April 24th, 2008 at 7:42 am
Scott, did you read anything other than the title? Especially the parts where I talk about living in suburbs (Pflugerville) and my political affiliation (uber-Republican) as well as my laziness for the green movement “crap?” This article is about green space, not energy.
But thanks for your contribution- I actually don’t think you’re that far off the mark about the sham that is our energy crisis.
April 24th, 2008 at 1:29 pm
Lani–
Excuse Scott. His mother obviously didn’t teach him how to be a gentleman.

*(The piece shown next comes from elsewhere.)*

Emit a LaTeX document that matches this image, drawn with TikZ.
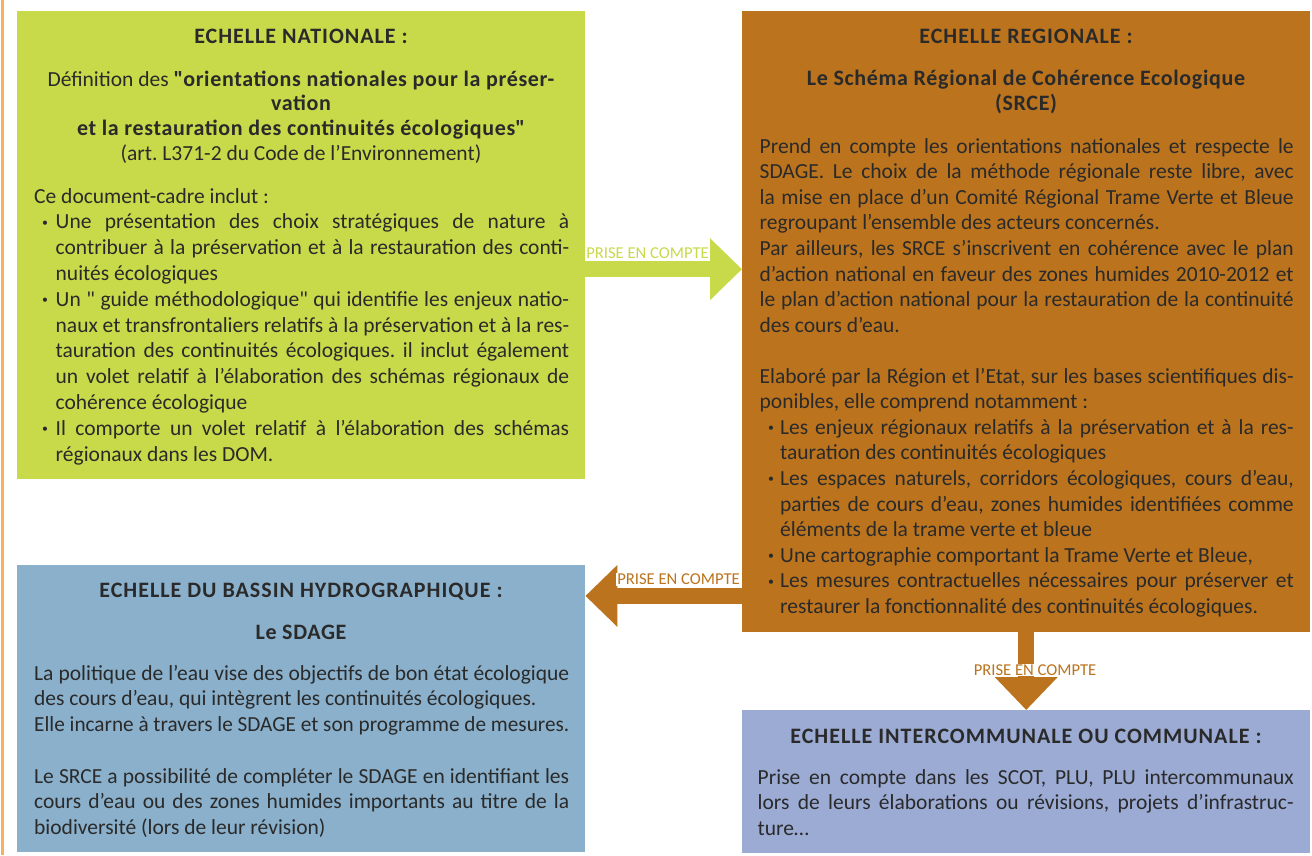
\documentclass[tikz,border=0pt]{standalone}
\usepackage{fontspec}
\setmainfont{Carlito}
\newfontfamily\ttlfont[LetterSpace=4.5]{Carlito}
\newfontfamily\subfont[LetterSpace=3]{Carlito}
\usepackage{graphicx}
\usetikzlibrary{arrows.meta}
\definecolor{cgreen}{RGB}{200,218,74}
\definecolor{corange}{RGB}{187,115,30}
\definecolor{cblue}{RGB}{138,176,203}
\definecolor{cpurple}{RGB}{155,171,212}
\definecolor{ctext}{RGB}{42,42,42}
\definecolor{cline}{RGB}{250,176,90}
\frenchspacing
\newlength\myind
\newlength\mybof
\newsavebox\mylinebox
\newcommand\fitJ[2]{\sbox\mylinebox{#2}%
  \ifdim\wd\mylinebox>#1\relax\resizebox{#1}{\height}{\usebox\mylinebox}%
  \else\makebox[#1][s]{#2}\fi}
\newcommand\mybul{\raisebox{2.8pt}{\scalebox{0.55}{•}}}
\newcommand\lnJ[1]{\noindent\fitJ{\linewidth}{#1}\par}
\newcommand\lnL[1]{\noindent #1\par}
\newcommand\itJ[1]{\noindent\makebox[\myind][l]{\hspace{\mybof}\mybul}\fitJ{\dimexpr\linewidth-\myind\relax}{#1}\par}
\newcommand\itL[1]{\noindent\makebox[\myind][l]{\hspace{\mybof}\mybul}#1\par}
\newcommand\ctJ[1]{\noindent\hspace*{\myind}\fitJ{\dimexpr\linewidth-\myind\relax}{#1}\par}
\newcommand\ctL[1]{\noindent\hspace*{\myind}#1\par}
\newcommand\qd{\textquotedbl}
\tikzset{
  box/.style={draw=none, inner sep=0pt, anchor=north west},
  ttl/.style={inner sep=0pt, anchor=base, text=ctext, font=\fontsize{22}{26}\ttlfont\bfseries},
  bodytxt/.style={inner sep=0pt, anchor=base west, text=ctext, font=\fontsize{21.5}{25.6}\selectfont},
  subtxt/.style={inner sep=0pt, anchor=base, text=ctext, font=\fontsize{21.5}{24.7}\selectfont},
  subbf/.style={inner sep=0pt, anchor=base, text=ctext, font=\fontsize{22}{25}\subfont\bfseries},
  lab/.style={fill=white, inner xsep=1.5pt, inner ysep=1pt, font=\fontsize{16.6}{18}\selectfont},
  flow/.style={line width=16pt},
}
\begin{document}
\begin{tikzpicture}[x=1pt,y=-1pt]
\useasboundingbox (0,0) rectangle (1312,855);
\fill[white] (0,0) rectangle (1312,855);
\draw[cline, line width=2.5pt] (2.5,0) -- (2.5,855);
% boxes
\node[box, fill=cgreen, minimum width=568pt, minimum height=468pt] (nat) at (17,11) {};
\node[box, fill=corange, minimum width=568pt, minimum height=621pt] (reg) at (742,11) {};
\node[box, fill=cblue, minimum width=568pt, minimum height=287pt] (bas) at (17,565) {};
\node[box, fill=cpurple, minimum width=568pt, minimum height=143pt] (com) at (742,710) {};
% connectors
\path ([yshift=-24pt]nat.east) coordinate (g1);
\draw[flow, cgreen, -{Triangle[width=60pt,length=32pt]}] (g1) -- (g1 -| reg.west);
\path (reg.south west) ++(0,-36.5) coordinate (o1);
\draw[flow, corange, -{Triangle[width=60pt,length=32pt]}] (o1) -- (o1 -| bas.east);
\draw[flow, corange, -{Triangle[width=61pt,length=33pt]}] (reg.south) -- (com.north);
\node[lab, text=cgreen] (l1) at (647.5,253) {PRISE EN COMPTE};
\node[lab, text=corange] (l2) at (678.5,579.5) {PRISE EN COMPTE};
\node[lab, text=corange] (l3) at (1035,670) {PRISE EN COMPTE};
% national
\node[ttl] (nt) at (301,43) {ECHELLE NATIONALE :};
\node[subtxt] (ns) at (301,86) {\parbox[t]{560pt}{\centering
Définition des {\fontsize{22}{24.7}\subfont\bfseries \qd orientations nationales pour la préser-}\\
{\fontsize{22}{24.7}\subfont\bfseries vation}\\
{\fontsize{22}{24.7}\subfont\bfseries et la restauration des continuités écologiques\qd}\\
(art. L371-2 du Code de l’Environnement)}};
\node[bodytxt, font=\fontsize{21.5}{25.8}\selectfont] (nb) at (34,203) {\parbox[t]{535pt}{\setlength\myind{21.5pt}\setlength\mybof{8pt}%
\lnL{Ce document-cadre inclut :}
\itJ{Une présentation des choix stratégiques de nature à}
\ctJ{contribuer à la préservation et à la restauration des conti-}
\ctL{nuités écologiques}
\itJ{Un \qd{} guide méthodologique\qd{} qui identifie les enjeux natio-}
\ctJ{naux et transfrontaliers relatifs à la préservation et à la res-}
\ctJ{tauration des continuités écologiques. il inclut également}
\ctJ{un volet relatif à l’élaboration des schémas régionaux de}
\ctL{cohérence écologique}
\itJ{Il comporte un volet relatif à l’élaboration des schémas}
\ctL{régionaux dans les DOM.}}};
% regional
\node[ttl] (rt) at (1026,43) {ECHELLE REGIONALE :};
\node[subbf] (rs) at (1026,85) {\parbox[t]{560pt}{\centering
Le Schéma Régional de Cohérence Ecologique\\(SRCE)}};
\node[bodytxt] (rb1) at (759.5,153) {\parbox[t]{534pt}{%
\lnJ{Prend en compte les orientations nationales et respecte le}
\lnJ{SDAGE. Le choix de la méthode régionale reste libre, avec}
\lnJ{la mise en place d’un Comité Régional Trame Verte et Bleue}
\lnL{regroupant l’ensemble des acteurs concernés.}
\lnJ{Par ailleurs, les SRCE s’inscrivent en cohérence avec le plan}
\lnJ{d’action national en faveur des zones humides 2010-2012 et}
\lnJ{le plan d’action national pour la restauration de la continuité}
\lnL{des cours d’eau.}}};
\node[bodytxt] (rb2) at (759.5,383) {\parbox[t]{534pt}{\setlength\myind{20.5pt}\setlength\mybof{8.5pt}%
\lnJ{Elaboré par la Région et l’Etat, sur les bases scientifiques dis-}
\lnL{ponibles, elle comprend notamment :}
\itJ{Les enjeux régionaux relatifs à la préservation et à la res-}
\ctL{tauration des continuités écologiques}
\itJ{Les espaces naturels, corridors écologiques, cours d’eau,}
\ctJ{parties de cours d’eau, zones humides identifiées comme}
\ctL{éléments de la trame verte et bleue}
\itL{Une cartographie comportant la Trame Verte et Bleue,}
\itJ{Les mesures contractuelles nécessaires pour préserver et}
\ctL{restaurer la fonctionnalité des continuités écologiques.}}};
% bassin
\node[ttl] (bt) at (301,597) {ECHELLE DU BASSIN HYDROGRAPHIQUE :};
\node[subbf] (bs) at (301,639) {Le SDAGE};
\node[bodytxt] (bb1) at (34,680) {\parbox[t]{535pt}{%
\lnJ{La politique de l’eau vise des objectifs de bon état écologique}
\lnL{des cours d’eau, qui intègrent les continuités écologiques.}
\lnJ{Elle incarne à travers le SDAGE et son programme de mesures.}}};
\node[bodytxt] (bb2) at (34,783) {\parbox[t]{535pt}{%
\lnJ{Le SRCE a possibilité de compléter le SDAGE en identifiant les}
\lnJ{cours d’eau ou des zones humides importants au titre de la}
\lnL{biodiversité (lors de leur révision)}}};
% communal
\node[ttl] (ct) at (1026,743) {ECHELLE INTERCOMMUNALE OU COMMUNALE :};
\node[bodytxt] (cb) at (757.5,784) {\parbox[t]{536pt}{%
\lnJ{Prise en compte dans les SCOT, PLU, PLU intercommunaux}
\lnJ{lors de leurs élaborations ou révisions, projets d’infrastruc-}
\lnL{ture…}}};
\end{tikzpicture}
\end{document}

I had this same experience in a development called Liberty on the Lake in Stillwater, MN. The development was done “right,” by almost everyone’s standards. Yet, the “green” areas were a bit deceiving. I lived on a wooded lot that backed up to a pond. The developers had monkeyed with the land so much that the water didn’t flow right; hence, it was spilling out into the woods, causing the trees to slowly die.
I hate to say it, but we need more laws to keep developers from ruining our land. Unless we do something now, our land will look like something out of Mad Max eventually.
April 24th, 2008 at 1:39 pm
I know it is hard to expect people in real estate who rely on builders being able to keep costs affordable by cramming an extra 5 houses into the development to care, but some of us do.
I also have a background in major commercial development and know my view will not be popular with my former employer who relied on voter ignorance.
Scott, I’m glad you too have a cause to carry! Even if it’s not popular, it should be carried.
Wade, I too hate to say it but no one wants the Thunderdome to reign supreme in America!
April 24th, 2008 at 8:34 pm
I am a tree hugger - I confess and I am not ashamed to admit it! I’m with you here Lani because I just don’t get it!
DOT replaced about 40 full-grown banyon trees last in Miami Shores to make room for an extra traffic lane. That’s INSANE!!!
You can cut a full grown, mature Oak tree and pay a $30,000 fine or agree to pay for the city to plant 10 trees - INSANE AGAIN!!
April 24th, 2008 at 8:43 pm
I understand the need for growth but the loopholes are kind of silly, don’t you think?